start Information supplied

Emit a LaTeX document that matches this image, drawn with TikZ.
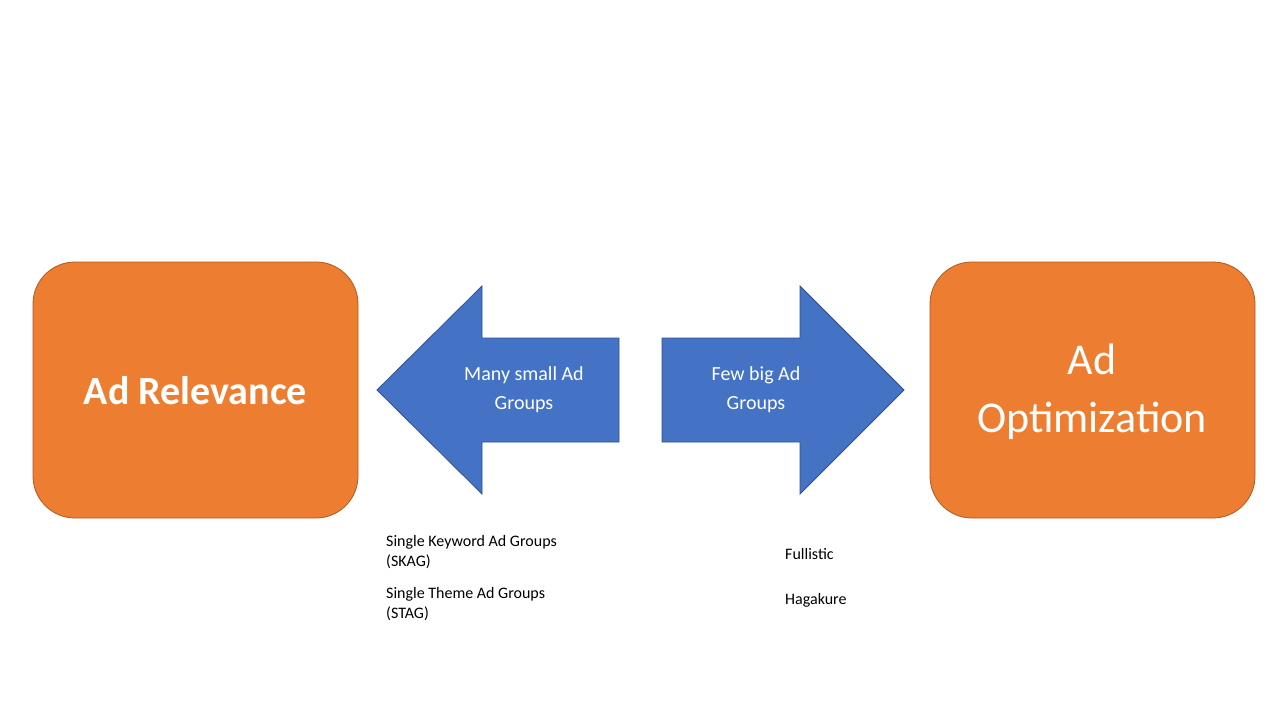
\documentclass[tikz,border=0pt]{standalone}
\usepackage{fontspec}
\setmainfont{Carlito}
\definecolor{orng}{HTML}{ED7D31}
\definecolor{orngd}{HTML}{AE5A21}
\definecolor{blu}{HTML}{4472C4}
\definecolor{blud}{HTML}{2F528F}
\begin{document}
\begin{tikzpicture}[x=1pt,y=-1pt,
  obox/.style={fill=orng,draw=orngd,line width=0.8pt,rounded corners=42pt},
  barrow/.style={fill=blu,draw=blud,line width=0.8pt},
  wt/.style={text=white,align=center},
  bt/.style={text=black,align=left,anchor=north west,font=\fontsize{16}{20}\selectfont}]
\useasboundingbox (0,0) rectangle (1280,720);
\fill[white] (0,0) rectangle (1280,720);
\draw[obox] (33,262) rectangle (358,518);
\draw[obox] (930,262) rectangle (1255,518);
\draw[barrow] (377,390) -- (482,286) -- (482,338) -- (619,338) -- (619,442) -- (482,442) -- (482,494) -- cycle;
\draw[barrow] (904,390) -- (800,286) -- (800,338) -- (662,338) -- (662,442) -- (800,442) -- (800,494) -- cycle;
\node[wt,font=\fontsize{40}{48}\selectfont\bfseries] (rel) at (195.5,391) {Ad Relevance};
\node[wt,font=\fontsize{44}{58}\selectfont] (opt) at (1092,392) {Ad\\Optimization};
\node[wt,font=\fontsize{20}{29}\selectfont] (many) at (524,390) {Many small Ad\\Groups};
\node[wt,font=\fontsize{20}{29}\selectfont] (few) at (756,390) {Few big Ad\\Groups};
\node[bt,inner sep=0pt] (skag) at (386,535) {Single Keyword Ad Groups\\(SKAG)\\[12pt]Single Theme Ad Groups\\(STAG)};
\node[bt,inner sep=0pt] (full) at (785,548) {Fullistic\\[25pt]Hagakure};
\end{tikzpicture}
\end{document}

end Information supplied

Exercise prompt -
Replicate the material above verbatim; images stay out of the copy.

Answer to this problem -
Emit a LaTeX document that matches this image, drawn with TikZ.
\documentclass[tikz,border=0pt]{standalone}
\usepackage{fontspec}
\setmainfont{Carlito}
\definecolor{orng}{HTML}{ED7D31}
\definecolor{orngd}{HTML}{AE5A21}
\definecolor{blu}{HTML}{4472C4}
\definecolor{blud}{HTML}{2F528F}
\begin{document}
\begin{tikzpicture}[x=1pt,y=-1pt,
  obox/.style={fill=orng,draw=orngd,line width=0.8pt,rounded corners=42pt},
  barrow/.style={fill=blu,draw=blud,line width=0.8pt},
  wt/.style={text=white,align=center},
  bt/.style={text=black,align=left,anchor=north west,font=\fontsize{16}{20}\selectfont}]
\useasboundingbox (0,0) rectangle (1280,720);
\fill[white] (0,0) rectangle (1280,720);
\draw[obox] (33,262) rectangle (358,518);
\draw[obox] (930,262) rectangle (1255,518);
\draw[barrow] (377,390) -- (482,286) -- (482,338) -- (619,338) -- (619,442) -- (482,442) -- (482,494) -- cycle;
\draw[barrow] (904,390) -- (800,286) -- (800,338) -- (662,338) -- (662,442) -- (800,442) -- (800,494) -- cycle;
\node[wt,font=\fontsize{40}{48}\selectfont\bfseries] (rel) at (195.5,391) {Ad Relevance};
\node[wt,font=\fontsize{44}{58}\selectfont] (opt) at (1092,392) {Ad\\Optimization};
\node[wt,font=\fontsize{20}{29}\selectfont] (many) at (524,390) {Many small Ad\\Groups};
\node[wt,font=\fontsize{20}{29}\selectfont] (few) at (756,390) {Few big Ad\\Groups};
\node[bt,inner sep=0pt] (skag) at (386,535) {Single Keyword Ad Groups\\(SKAG)\\[12pt]Single Theme Ad Groups\\(STAG)};
\node[bt,inner sep=0pt] (full) at (785,548) {Fullistic\\[25pt]Hagakure};
\end{tikzpicture}
\end{document}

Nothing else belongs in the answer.